* [PROBLEM TO SOLVE]
Repeat each line of the material below exactly as it appears, minus any pictures.

-- start --

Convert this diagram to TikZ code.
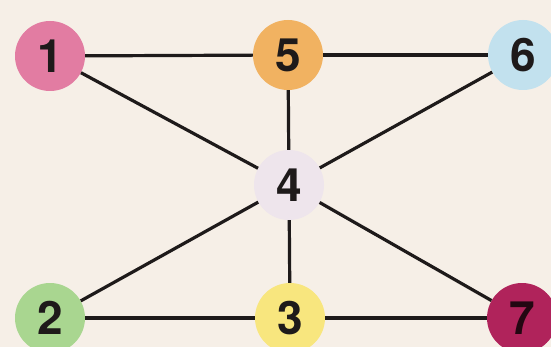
\documentclass[tikz,border=0pt]{standalone}
\usepackage{fontspec}
\setmainfont{TeX Gyre Heros}
\usepackage{xcolor}
\usetikzlibrary{positioning}
\definecolor{paper}{HTML}{F6EFE7}
\definecolor{pinkA}{HTML}{E27CA2}
\definecolor{orangeA}{HTML}{F1B261}
\definecolor{blueA}{HTML}{C2E1EE}
\definecolor{lilacA}{HTML}{EEE5EC}
\definecolor{greenA}{HTML}{A9D690}
\definecolor{yellowA}{HTML}{F8E67E}
\definecolor{crimsonA}{HTML}{B0235B}
\definecolor{inkA}{HTML}{1E1A1A}

\begin{document}
\begin{tikzpicture}[x=1pt, y=-1pt, font=\fontsize{46}{48}\selectfont\bfseries,
  vert/.style={circle, minimum size=70pt, inner sep=0pt, text=inkA},
  link/.style={line width=3.2pt, draw=inkA}]
\fill[paper] (0,0) rectangle (551,347);
\useasboundingbox (0,0) rectangle (551,347);
\node[vert, fill=pinkA] (v1) at (50,56) {1};
\node[vert, fill=orangeA] (v5) at (288,55) {5};
\node[vert, fill=blueA] (v6) at (523,55) {6};
\node[vert, fill=lilacA] (v4) at (289,185) {4};
\node[vert, fill=greenA] (v2) at (50,318) {2};
\node[vert, fill=yellowA] (v3) at (290,318) {3};
\node[vert, fill=crimsonA, text=black!80!crimsonA] (v7) at (522,318) {7};
\draw[link] (v1)--(v5); \draw[link] (v5)--(v6);
\draw[link] (v1)--(v4); \draw[link] (v5)--(v4); \draw[link] (v6)--(v4);
\draw[link] (v4)--(v2); \draw[link] (v4)--(v3); \draw[link] (v4)--(v7);
\draw[link] (v2)--(v3); \draw[link] (v3)--(v7);
\end{tikzpicture}
\end{document}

-- end --

* [ANSWER FOR THIS EXERCISE]
Convert this diagram to TikZ code.
\documentclass[tikz,border=0pt]{standalone}
\usepackage{fontspec}
\setmainfont{TeX Gyre Heros}
\usepackage{xcolor}
\usetikzlibrary{positioning}
\definecolor{paper}{HTML}{F6EFE7}
\definecolor{pinkA}{HTML}{E27CA2}
\definecolor{orangeA}{HTML}{F1B261}
\definecolor{blueA}{HTML}{C2E1EE}
\definecolor{lilacA}{HTML}{EEE5EC}
\definecolor{greenA}{HTML}{A9D690}
\definecolor{yellowA}{HTML}{F8E67E}
\definecolor{crimsonA}{HTML}{B0235B}
\definecolor{inkA}{HTML}{1E1A1A}

\begin{document}
\begin{tikzpicture}[x=1pt, y=-1pt, font=\fontsize{46}{48}\selectfont\bfseries,
  vert/.style={circle, minimum size=70pt, inner sep=0pt, text=inkA},
  link/.style={line width=3.2pt, draw=inkA}]
\fill[paper] (0,0) rectangle (551,347);
\useasboundingbox (0,0) rectangle (551,347);
\node[vert, fill=pinkA] (v1) at (50,56) {1};
\node[vert, fill=orangeA] (v5) at (288,55) {5};
\node[vert, fill=blueA] (v6) at (523,55) {6};
\node[vert, fill=lilacA] (v4) at (289,185) {4};
\node[vert, fill=greenA] (v2) at (50,318) {2};
\node[vert, fill=yellowA] (v3) at (290,318) {3};
\node[vert, fill=crimsonA, text=black!80!crimsonA] (v7) at (522,318) {7};
\draw[link] (v1)--(v5); \draw[link] (v5)--(v6);
\draw[link] (v1)--(v4); \draw[link] (v5)--(v4); \draw[link] (v6)--(v4);
\draw[link] (v4)--(v2); \draw[link] (v4)--(v3); \draw[link] (v4)--(v7);
\draw[link] (v2)--(v3); \draw[link] (v3)--(v7);
\end{tikzpicture}
\end{document}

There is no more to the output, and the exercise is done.